Cutting half the Chronicle’s staff. Outsourcing operations. Busting the union. Selling the Chronicle to media baron Dean Singleton. Closing down the paper entirely.

All these equally strange and bleak media futures were hovering on the Chronicle’s horizon, as representatives for the paper and Hearst Corporation met with leaders of the Northern California Media Workers Guild today, in an effort to keep the Chronicle open, after Hearst announced it will close San Francisco’s daily paper, if cost-cutting plans don’t pan out.

After a morning meeting spilled into the afternoon, representatives from Northern California Media Workers Guild released a bulletin, saying they met with reps from the Chron and Hearst to discuss “the cost-cutting proposal.”

“We opened the meeting by underscoring our commitment to our membership and the community to do all we can to reach an agreement that will keep The Chronicle open and return it to profitability,” Guild representatives stated.

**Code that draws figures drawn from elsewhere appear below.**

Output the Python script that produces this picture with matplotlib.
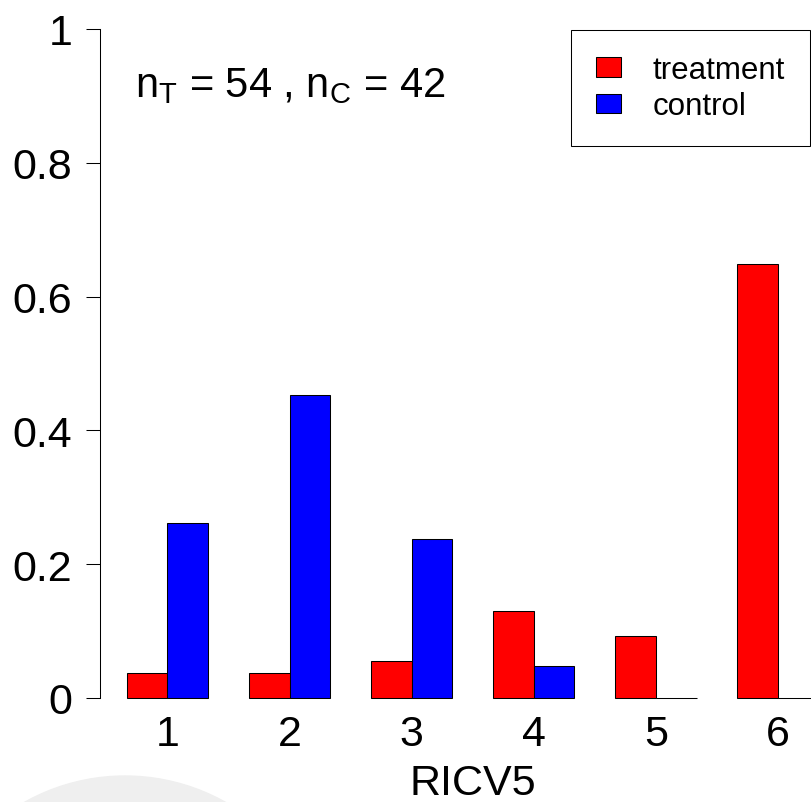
import matplotlib
matplotlib.use('Agg')
import matplotlib.pyplot as plt
import numpy as np
from matplotlib.patches import Patch, Ellipse

plt.rcParams['font.family'] = ['Liberation Sans', 'DejaVu Sans']
plt.rcParams['mathtext.fontset'] = 'custom'
plt.rcParams['mathtext.rm'] = 'Liberation Sans'
plt.rcParams['mathtext.it'] = 'Liberation Sans'

# data: proportions of each RICV5 level
categories = ['1', '2', '3', '4', '5', '6']
treatment = [2/54, 2/54, 3/54, 7/54, 5/54, 35/54]
control = [11/42, 19/42, 10/42, 2/42, 0, 0]
n_treat, n_ctrl = 54, 42
ytick_vals = [0, 0.2, 0.4, 0.6, 0.8, 1]
ytick_labels = ['0', '0.2', '0.4', '0.6', '0.8', '1']

W, H = 811, 803
fig = plt.figure(figsize=(W / 100, H / 100), dpi=100)

# faint grey watermark shape at bottom left
fig.patches.append(Ellipse((125 / W, (H - 982) / H), 2 * 205 / W, 2 * 205 / H,
                           transform=fig.transFigure, color='#efefef', zorder=0))

ax = fig.add_axes([100 / W, 104 / H, 711 / W, 699 / H])
ax.set_facecolor('none')

# R barplot style layout: bar width 1, one-unit gap between groups
idx = np.arange(len(categories))
left_t = 3 * idx + 1
left_c = 3 * idx + 2
ax.bar(left_t, treatment, width=1, align='edge', color='#ff0000',
       edgecolor='black', linewidth=0.75, clip_on=False)
ax.bar(left_c, control, width=1, align='edge', color='#0000ff',
       edgecolor='black', linewidth=0.75, clip_on=False)

ax.set_xlim(0.344, 17.81)
ax.set_ylim(0, 1 + 30 / 669)

for s in ['top', 'right', 'bottom']:
    ax.spines[s].set_visible(False)
ax.spines['left'].set_bounds(0, 1)
ax.spines['left'].set_linewidth(0.75)

ax.set_yticks(ytick_vals)
ax.set_yticklabels(ytick_labels)
ax.tick_params(axis='y', direction='out', length=10, width=0.75, pad=10,
               labelsize=31)
ax.set_xticks(left_t + 1)
ax.set_xticklabels(categories)
ax.tick_params(axis='x', length=0, pad=11.5, labelsize=31)

ax.set_xlabel('RICV5', fontsize=31, va='baseline')
ax.xaxis.set_label_coords((9.5 - 0.344) / 17.466, (8 - 104) / 699)

fig.text(135 / W, 1 - 97 / H,
         r'$\mathregular{n_T}$ = %d , $\mathregular{n_C}$ = %d' % (n_treat, n_ctrl),
         fontsize=30, va='baseline', ha='left')

handles = [Patch(facecolor='#ff0000', edgecolor='black', linewidth=0.75),
           Patch(facecolor='#0000ff', edgecolor='black', linewidth=0.75)]
leg = fig.legend(handles, ['treatment', 'control'], loc='upper right',
                 bbox_to_anchor=(810 / W, 1 - 31 / H), borderaxespad=0,
                 fontsize=22.5, handlelength=0.8, handleheight=0.57,
                 handletextpad=1.0, labelspacing=0.2, borderpad=0.8,
                 fancybox=False, framealpha=1, edgecolor='black')
leg.get_frame().set_linewidth(0.75)

fig.savefig('out.png', dpi=100)
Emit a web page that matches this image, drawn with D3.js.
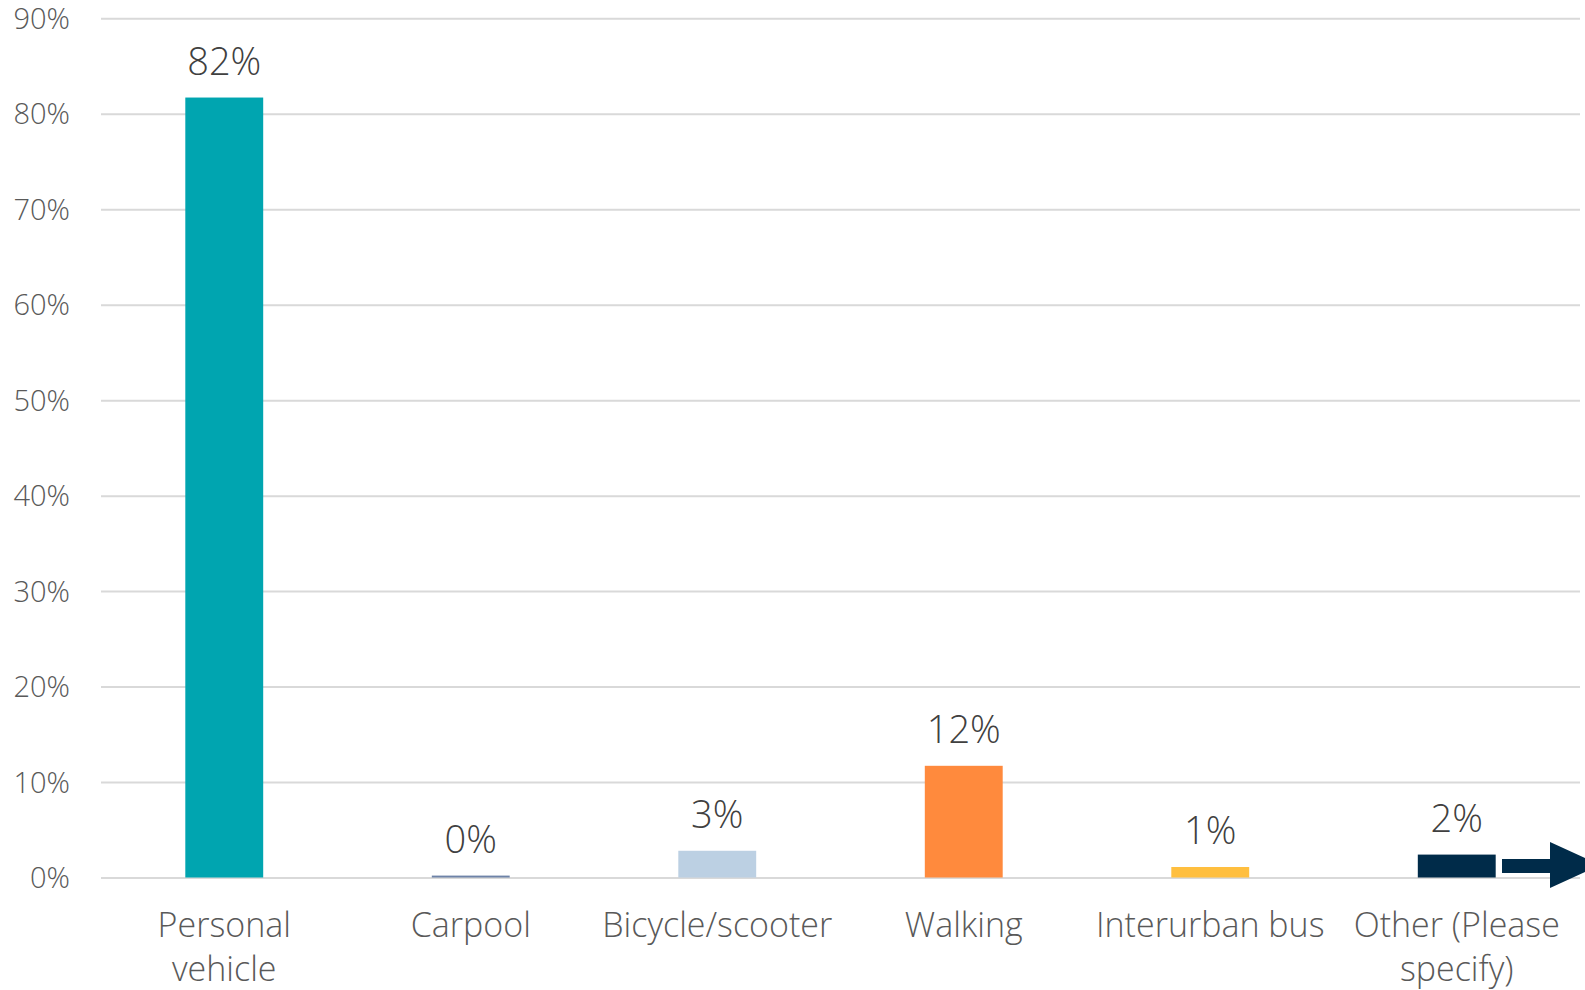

But Jerry Roberts, a former Chronicle managing editor, burst out laughing, when informed by phone that one of the aims that emerged from that meeting was to return to profitability a paper that has lost $50 million a year.

“That will definitely be an uphill slog,” said Roberts, who left the Chronicle seven years ago to become editor of the Santa Barbara News-Press and is now an adviser to the Daily Nexus, UC Santa Barbara’s student newspaper.